Marc Carig of the Star-Ledger is, in my view, the best Yankees beat writer there is and is one of the best beat writers in all of Major League Baseball.
I like his temperament. I like that he always manages to be even-handed while not checking his brain or his opinions at the door. He’s smart and he’s fair and his writing is informed by a curiosity about and appreciation of the game that has long left the writing of many other beats, if indeed they ever had it.
Today Moshe Mandel of The Yankee Analysts has a lengthy and highly informative Q&A with Carig that sheds a huge amount of light on the way a good beat writer approaches his or her job. It’s required reading for anyone who ever plans on criticizing someone in the media. And criticism is totally fair game according to Carig. The point is to know what the hell these guys do before you rip them.
Just fantastic reading if you care at all about baseball media.
USA Today’s Bob Nightengale reports that the Mariners will sign Ichiro Suzuki to a minor-league deal. If he makes the roster he’ll make $750,000. At least until he retires.
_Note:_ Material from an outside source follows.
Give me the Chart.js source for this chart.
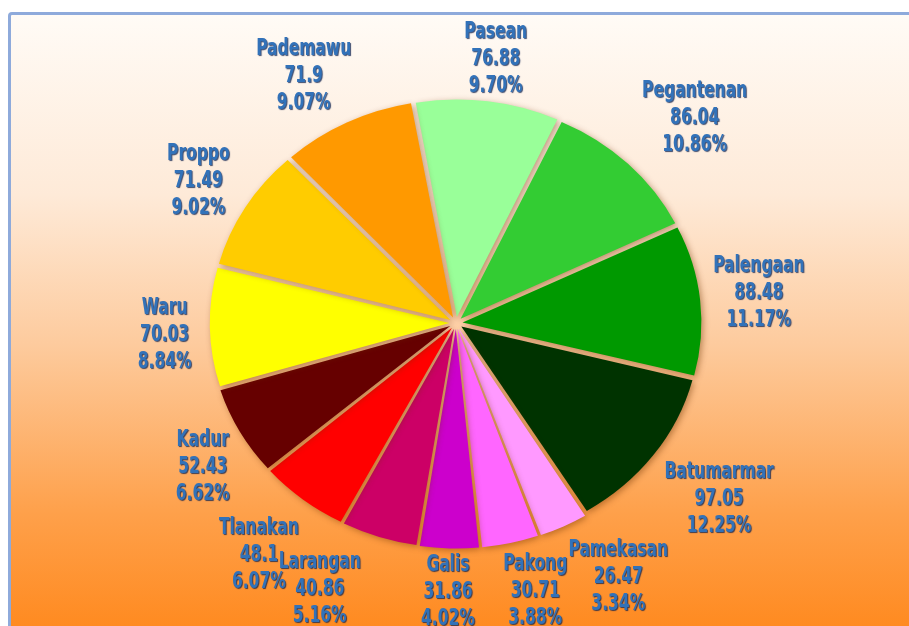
<!DOCTYPE html>
<html lang="id">
<head>
<meta charset="UTF-8">
<title>Kecamatan</title>
<script src="https://cdn.jsdelivr.net/npm/chart.js"></script>
<style>
  html, body { margin: 0; padding: 0; background: #fff; overflow: hidden; }
  .wrap { position: relative; width: 909px; height: 626px; overflow: hidden; }
  .frame {
    position: absolute; left: 8px; top: 12px; width: 920px; height: 640px;
    border-left: 3px solid #8eaadb; border-top: 3px solid #8eaadb; border-top-left-radius: 4px;
    background: linear-gradient(to bottom, #fffbf6 0%, #feead8 28%, #fdca9c 52%, #fea04a 78%, #ff8516 100%);
  }
  canvas { position: absolute; left: 0; top: 0; }
</style>
</head>
<body>
<div class="wrap">
  <div class="frame"></div>
  <canvas id="pie" width="909" height="626"></canvas>
</div>

<script>
// luas per kecamatan, urut searah jarum jam mulai dari atas
const kecamatan = ['Pasean', 'Pegantenan', 'Palengaan', 'Batumarmar', 'Pamekasan', 'Pakong',
  'Galis', 'Larangan', 'Tlanakan', 'Kadur', 'Waru', 'Proppo', 'Pademawu'];
const nilai = [76.88, 86.04, 88.48, 97.05, 26.47, 30.71, 31.86, 40.86, 48.1, 52.43, 70.03, 71.49, 71.9];
const warna = ['#99ff99', '#33cc33', '#009900', '#003300', '#ff99ff', '#ff66ff',
  '#cc00cc', '#cc0066', '#ff0000', '#660000', '#ffff00', '#ffcc00', '#ff9900'];

// geser label yang bertumpukan
const geserLabel = {
  Pasean: [0, 12], Pegantenan: [5, 5], Proppo: [-5, 12], Galis: [0, -8],
  Larangan: [-37, 0], Pamekasan: [18, 0], Pakong: [12, -4],
  Tlanakan: [0, 5], Waru: [-6, 7], Pademawu: [-6, 6]
};

const stretchX = 1.1;   // pie sedikit melebar
const gap = 22;
const lineH = 27;
const fontX = 0.75;     // huruf dipersempit

const pieLabels = {
  id: 'pieLabels',
  beforeDatasetsDraw(chart) {
    const ctx = chart.ctx;
    const el = chart.getDatasetMeta(0).data[0];
    ctx.save();
    ctx.translate(el.x, el.y);
    ctx.scale(stretchX, 1);
    ctx.translate(-el.x, -el.y);
    ctx.shadowColor = 'rgba(110,50,0,0.45)';
    ctx.shadowBlur = 6;
    ctx.shadowOffsetX = 2;
    ctx.shadowOffsetY = 2;
  },
  afterDatasetsDraw(chart) {
    const ctx = chart.ctx;
    ctx.restore();
    const meta = chart.getDatasetMeta(0);
    const total = nilai.reduce((a, b) => a + b, 0);
    const clamp = v => Math.max(-1, Math.min(1, v * 1.5));

    ctx.save();
    ctx.font = 'bold 23px "DejaVu Sans Condensed", "DejaVu Sans", sans-serif';
    ctx.textAlign = 'center';
    ctx.textBaseline = 'middle';
    ctx.fillStyle = '#3272b9';
    ctx.shadowColor = 'rgba(15,35,80,0.8)';
    ctx.shadowOffsetX = 1;
    ctx.shadowOffsetY = 1;
    ctx.shadowBlur = 1;

    meta.data.forEach((el, i) => {
      const { x, y, startAngle, endAngle, outerRadius } =
        el.getProps(['x', 'y', 'startAngle', 'endAngle', 'outerRadius'], true);
      const mid = (startAngle + endAngle) / 2;
      const c = Math.cos(mid), s = Math.sin(mid);
      const lines = [kecamatan[i], String(nilai[i]), (nilai[i] / total * 100).toFixed(2) + '%'];
      const w = Math.max(...lines.map(t => ctx.measureText(t).width)) * fontX;
      const h = lines.length * lineH;
      let lx = x + (outerRadius * stretchX + gap) * c + clamp(c) * w / 2;
      let ly = y + (outerRadius + gap) * s + clamp(s) * h / 2;
      const g = geserLabel[kecamatan[i]];
      if (g) { lx += g[0]; ly += g[1]; }
      lines.forEach((t, k) => {
        ctx.save();
        ctx.translate(lx, ly + (k - 1) * lineH);
        ctx.scale(fontX, 1);
        ctx.fillText(t, 0, 0);
        ctx.restore();
      });
    });
    ctx.restore();
  }
};

new Chart(document.getElementById('pie'), {
  type: 'pie',
  data: {
    labels: kecamatan,
    datasets: [{
      data: nilai,
      backgroundColor: warna,
      borderWidth: 0,
      offset: 24
    }]
  },
  options: {
    responsive: false,
    animation: false,
    rotation: -10,
    radius: 215,
    layout: { padding: { top: 20, left: 3 } },
    plugins: {
      legend: { display: false },
      tooltip: { enabled: false }
    }
  },
  plugins: [pieLabels]
});
</script>
</body>
</html>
I say that because it seems quite clear that the idea here, telegraphed since last season, is to activate Ichiro for the Mariners’ series against the Oakland Athletics in Tokyo on March 20-21 and for hoopla surrounding it all. The Mariners and A’s will have a 28-man roster for that series, which is officially part of the regular season schedule, but it will be pared back down to 25 once games begin in the United States.
Suzuki, 45, hit .205/.255/.205 in 47 plate appearances through May 2 last season, at which point he agreed to be deactivated to join the Mariners’ front office. Many assumed Ichiro would announce his retirement later that season or during the offseason, but the Japan Series soon crystalized as an obvious way for him to offer his final farewell to both his American and his Japanese fans.
Unless of course he goes 6-10 with three doubles in that series, at which point everyone will be tempted to keep him on the roster past Japan. Which, given the Mariners’ rebuild and likely poor performance this coming season, wouldn’t exactly be hurting anyone, would it?